Por que relâmpagos são esperados em Marte
Desde que observações de superfície confirmaram a ocorrência de tempestades de poeira e redemoinhos — fenômenos semelhantes aos vivenciados em desertos na Terra — pesquisadores especulavam sobre a possibilidade de descargas elétricas no planeta vermelho. A lógica baseia-se na eletrização triboelétrica, processo em que partículas de poeira em movimento adquirem cargas opostas ao colidirem. Na Terra, esse mecanismo gera relâmpagos em tempestades de areia; portanto, haveria razões para esperar efeito comparável em Marte.
O papel das tempestades de poeira
A atmosfera marciana abriga pequenos turbilhões, redemoinhos de grande porte e até tempestades planetárias. Durante essas condições, a poeira é elevada e friccionada pelo vento, facilitando o acúmulo de cargas elétricas. O estudo revela que os sinais detectados ocorreram, na maioria das vezes, quando frentes convectivas de tempestades de poeira se aproximavam ou quando redemoinhos atravessavam a região. Esses resultados oferecem o primeiro indício direto de que as tempestades marcianas são, de fato, eletricamente ativas.
Como a eletricidade se forma na poeira marciana
O mecanismo apontado pelos autores do estudo é a eletrização triboelétrica. Quando partículas de poeira colidem repetidamente, elétrons são transferidos entre grãos de diferentes tamanhos e composições. Essa troca gera campos elétricos locais. Em Marte, a baixa pressão atmosférica facilita que esses campos cresçam até rompimento dielétrico, momento em que a carga reprimida encontra caminho para se dissipar, produzindo um relâmpago que, embora nem sempre visível, é audível como um estalo agudo.

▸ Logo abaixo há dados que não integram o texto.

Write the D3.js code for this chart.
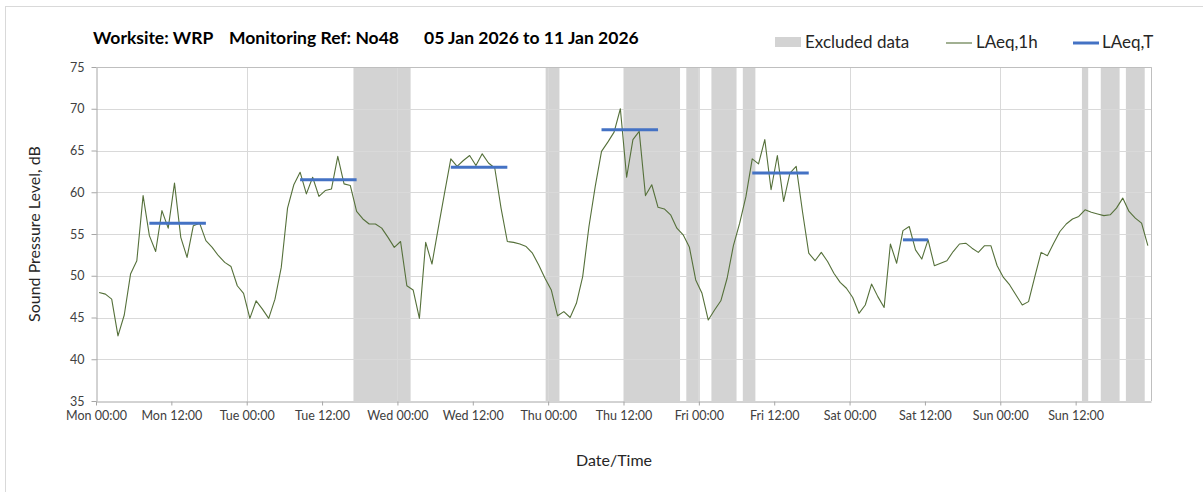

Impactos na química da atmosfera
Os pesquisadores sugerem que as descargas elétricas podem intensificar condições oxidantes no ar marciano. Ao alterar o equilíbrio químico, relâmpagos teriam potencial para afetar a preservação de compostos orgânicos, fator crucial tanto para a busca de vestígios de vida passada quanto para a definição de estratégias de exploração humana. Alterações químicas desse tipo podem mudar a forma como materiais se degradam, influenciando desde rochas que guardam registros antigos até possíveis recursos que futuros astronautas poderiam utilizar.
Riscos para equipamentos
Além dos efeitos na química atmosférica, as descargas elétricas representam um risco direto para instrumentos de alta precisão enviados a Marte. Pulsos eletromagnéticos resultantes de relâmpagos podem danificar sistemas eletrônicos sensíveis, corromper dados ou reduzir a vida útil de painéis, cabos e sensores. Mesmo que um redemoinho não seja forte o bastante para levantar um rover, a energia elétrica libertada nesses eventos pode interferir nos circuitos, obrigando engenheiros a repensar blindagens e rotinas de operação.
Implicações para futuras tripulações
Para astronautas que eventualmente pisarem em Marte, descargas elétricas atmosféricas configuram perigo adicional. Trajes, habitats infláveis e sistemas de suporte de vida terão de ser projetados considerando picos de tensão capazes de danificar eletrônicos embarcados ou comprometer a integridade de selagens. Saber quando e onde relâmpagos ocorrem ajudará na formulação de protocolos de segurança, planejamento de atividades extraveiculares e desenvolvimento de roteamento de energia em bases de superfície.
Limitações das observações
Os próprios autores alertam para limitações na sensibilidade do microfone. É possível que mais eventos elétricos tenham acontecido sem serem detectados, seja por distância, seja por ruídos ambientais que mascararam os estalos. Ainda assim, os 55 registros constituem amostra robusta, distribuída de forma estatisticamente relevante ao longo de diferentes épocas do ano marciano, reforçando a confiabilidade dos resultados.
Próximos passos na investigação
Diante dos riscos e da curiosidade científica, os pesquisadores indicam a necessidade de novos instrumentos voltados a monitorar a eletricidade atmosférica marciana. Sensores de campo elétrico, câmeras de alta velocidade e redes de microfones em pontos distintos poderiam determinar a frequência real dos relâmpagos, mapear regiões de maior atividade e quantificar a energia liberada. Essas informações apoiarão tanto a ciência básica quanto o planejamento de missões tripuladas.
Com o anúncio dos 55 eventos sonoros, a ciência planetária adiciona Marte à lista de mundos com relâmpagos comprovados — antes composta apenas por Júpiter, Saturno e, naturalmente, a Terra. O resultado não só confirma teorias sobre eletrização de poeira, como também inaugura demandas práticas para explorar o planeta vermelho com segurança aprimorada.